African Americans have had to face an uphill task in the American society to achieve equal status which I am afraid is still a dream. But they have come a long way since the days of slavery and their current status in American society can be best illustrated with a brief overview of historical changes.Slavery of the first and most painful prejudice that African Americans had to face when they came or were forced to come to the United States. Slavery was inconsistent with the ideals incorporated in the Constitution and yet it was allowed by the founding fathers because they wanted to preserve the Union at all costs. Slavery was an abominable practice, which should have been abolished immediately after the formation of United States Constitution because it clashed with the ideals of freedom and liberty for all. However while North had some reasons to oppose it, South had numerous others to maintain this oppressive institution and in 1856, they asserted, "we are entitled to demand the opening of this trade from an industrial, political, and constitutional consideration. . . . With cheap negroes we could set the hostile legislation of Congress at defiance."Fortunately for millions of slaves in the country, emancipation came at an important time. Civil war of 1860s brought an end to the ugly institution of slavery and it was felt that blacks would finally be treated as equals. Unfortunately that did not turn out to be the case. Racism, wide-spread discrimination, white supremacy, inequality, lack of civil rights and poverty- all combined to create a highly prejudiced society where blacks were still barred from participating in elections, they were almost always sidelined in the job market, access to quality and equal education was obstructed along with numerous other subtle and obvious displays of discriminatory practices.

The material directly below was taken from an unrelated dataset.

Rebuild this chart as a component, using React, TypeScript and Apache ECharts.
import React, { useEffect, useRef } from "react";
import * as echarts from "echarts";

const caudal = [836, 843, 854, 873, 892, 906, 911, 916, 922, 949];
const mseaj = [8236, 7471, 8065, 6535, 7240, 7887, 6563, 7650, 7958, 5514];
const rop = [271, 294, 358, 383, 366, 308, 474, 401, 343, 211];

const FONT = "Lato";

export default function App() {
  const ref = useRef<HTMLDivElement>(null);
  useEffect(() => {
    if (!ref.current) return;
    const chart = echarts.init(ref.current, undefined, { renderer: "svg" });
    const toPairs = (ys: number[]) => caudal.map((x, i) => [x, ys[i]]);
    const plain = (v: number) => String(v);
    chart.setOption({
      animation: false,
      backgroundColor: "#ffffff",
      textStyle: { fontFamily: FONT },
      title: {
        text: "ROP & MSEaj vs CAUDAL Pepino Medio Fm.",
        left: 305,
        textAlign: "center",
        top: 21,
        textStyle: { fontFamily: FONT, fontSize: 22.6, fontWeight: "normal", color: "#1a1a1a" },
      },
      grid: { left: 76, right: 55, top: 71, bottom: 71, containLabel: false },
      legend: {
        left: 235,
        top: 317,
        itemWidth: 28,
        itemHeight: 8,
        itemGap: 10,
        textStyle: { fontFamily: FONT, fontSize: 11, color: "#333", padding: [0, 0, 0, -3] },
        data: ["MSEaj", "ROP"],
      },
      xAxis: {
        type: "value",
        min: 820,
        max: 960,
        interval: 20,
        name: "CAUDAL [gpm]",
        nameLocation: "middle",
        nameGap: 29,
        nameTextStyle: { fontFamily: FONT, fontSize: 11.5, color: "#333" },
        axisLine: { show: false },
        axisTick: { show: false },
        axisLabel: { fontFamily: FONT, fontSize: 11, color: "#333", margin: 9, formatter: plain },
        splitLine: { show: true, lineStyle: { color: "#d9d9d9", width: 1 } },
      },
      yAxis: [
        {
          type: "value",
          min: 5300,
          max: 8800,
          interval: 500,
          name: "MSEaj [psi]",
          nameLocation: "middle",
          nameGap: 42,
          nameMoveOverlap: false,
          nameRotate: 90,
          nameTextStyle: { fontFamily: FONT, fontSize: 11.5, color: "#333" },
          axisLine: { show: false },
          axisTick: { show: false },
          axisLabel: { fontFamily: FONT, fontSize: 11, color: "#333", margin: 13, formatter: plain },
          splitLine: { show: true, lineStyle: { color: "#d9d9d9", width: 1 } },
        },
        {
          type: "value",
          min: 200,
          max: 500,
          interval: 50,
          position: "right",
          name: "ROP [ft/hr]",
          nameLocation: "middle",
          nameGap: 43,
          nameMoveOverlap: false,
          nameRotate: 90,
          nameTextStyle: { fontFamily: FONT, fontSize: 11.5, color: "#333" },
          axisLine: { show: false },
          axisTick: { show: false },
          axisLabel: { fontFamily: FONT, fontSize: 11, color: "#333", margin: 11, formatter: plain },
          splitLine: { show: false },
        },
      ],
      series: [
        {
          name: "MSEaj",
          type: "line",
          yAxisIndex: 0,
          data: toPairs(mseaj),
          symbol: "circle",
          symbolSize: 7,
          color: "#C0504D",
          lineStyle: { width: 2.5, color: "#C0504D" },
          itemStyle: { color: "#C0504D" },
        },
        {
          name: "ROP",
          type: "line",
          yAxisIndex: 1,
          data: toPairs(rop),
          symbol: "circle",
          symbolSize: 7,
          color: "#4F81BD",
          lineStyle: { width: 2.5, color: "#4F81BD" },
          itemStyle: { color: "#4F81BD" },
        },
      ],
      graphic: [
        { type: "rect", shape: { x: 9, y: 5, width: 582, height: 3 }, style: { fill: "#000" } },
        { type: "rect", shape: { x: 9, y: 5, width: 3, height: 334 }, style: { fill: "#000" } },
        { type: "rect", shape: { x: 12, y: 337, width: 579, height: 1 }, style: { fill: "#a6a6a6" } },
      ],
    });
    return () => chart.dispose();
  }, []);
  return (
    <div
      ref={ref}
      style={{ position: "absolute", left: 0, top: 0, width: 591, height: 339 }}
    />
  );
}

Finally in 1960s, African Americans did something meaningful to effectively curtail discrimination and get civil rights- they launched the civil rights movement which later made monumental advances in the United States during the 1960s under the leadership of people like Martin Luther King Jr. and Malcolm X. The bus boycott played a significant role in the Civil rights Movement as Roberta Wright wrote, "It helped to launch a 10-year national struggle for freedom and justice, the Civil Rights Movement that stimulated others to do the same at home and abroad."
It was quite surprising that even one century after the official abolition of slavery, black people were not allowed to vote. When in 1950s, new job opportunities emerged and the employment rate increased dramatically, black community was again hit with ugly realization that they were not being treated equally, and they came to the conclusion that Civil rights policies in the past had failed to give them equal opportunities and thus Kennedy administration was forced to pass the civil rights bill in 1963 that paved the way for Civil Rights Act of 1964. This was a major victory for the black community as this law finally gave them most of the civil rights that they had demanded. Chicago strike played an important role in this connection. (Graham, pp. 334-335).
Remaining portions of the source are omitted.